The Adventure Park at the Discovery Museum

 

Anthony Wellman

     I could swear I hear chimps swinging through the trees all around me as I wander the grounds of The Adventure Park, the exciting new attraction at the Discovery Museum. I’m half expecting Tarzan to appear next, but alas, it’s only a pack of enthusiastic kids who have just discovered their latest passion—high-flying zip-line adventures among the trees.
     The five-acre “aerial forest ropes park” was inspired by the rope-climbing parks so popular now in Europe, according to Bahman Azarm, president of Southport-based Outdoor Venture Group, which built the park.

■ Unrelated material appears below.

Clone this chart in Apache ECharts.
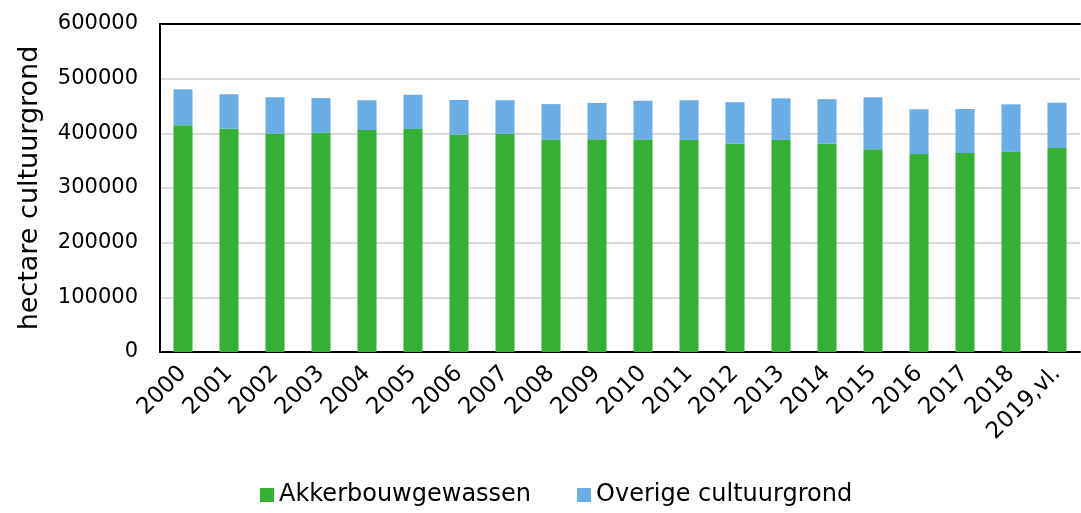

He was sold on the concept after experiencing the fun firsthand on a trip to Switzerland, and has made it his mission to build parks all over the United States.The first went up at Catamount Ski Area in New York in 2009, and his next project was built the following year in Sandy Springs, Md.
     The Bridgeport park’s eight aerial trails, which range in level of difficulty from beginner to expert (for ages 7 to adult), challenge adventurers to climb ladders, cross bridges and glide through the air on zip lines. More than 110 wooden platforms are perched at varying heights among the trees. The “trails” are all connected by cables, wooden ladders and ropes—nothing is motorized. Not for the faint of heart (or the physically frail), this park will give climbers a good workout no matter which path they choose. The courses are self-guided so it’s up to each person to plan out his/her next move. “This is mentally and physically challenging,” says park manager Bea Mesa Birt, “but it’s also confidence boosting, and kids love it!”
     But kids aren’t the only ones who love it, there are plenty of adults here, too. My turn comes, and I cautiously choose the yellow (lowest-to-the-ground) course. “Don’t worry, it’s very, very safe,” says Kyle Tisdale, a park supervisor. I fuss a bit with the safety clips—climbers are double-clipped to state-of-the-art harnesses attached to safety cords by two carabiners. “Only one clip at a time can be removed,” Tisdale says. “Remember, you’re always hooked on.” Having trained spotters on the ground ready to help is also a comfort. With the safety system in place, I step off the platform and—whee! I’m flying with the birds. For a moment, I’m Peter Pan! I even briefly consider a trip on the 63-foot-high double-black course. (“It’s a wonderful way to get over the fear of heights,” Birt says.) Nah, I’ll try that one next time.
     As I make a “perfect descent” back to terra firma, Indiana Jones zips by overhead, Batman and Robin whiz through and two acrobats pull off somersaults in mid-air. In the world of pretend, imaginations soar over the treetops in this enchanted forest.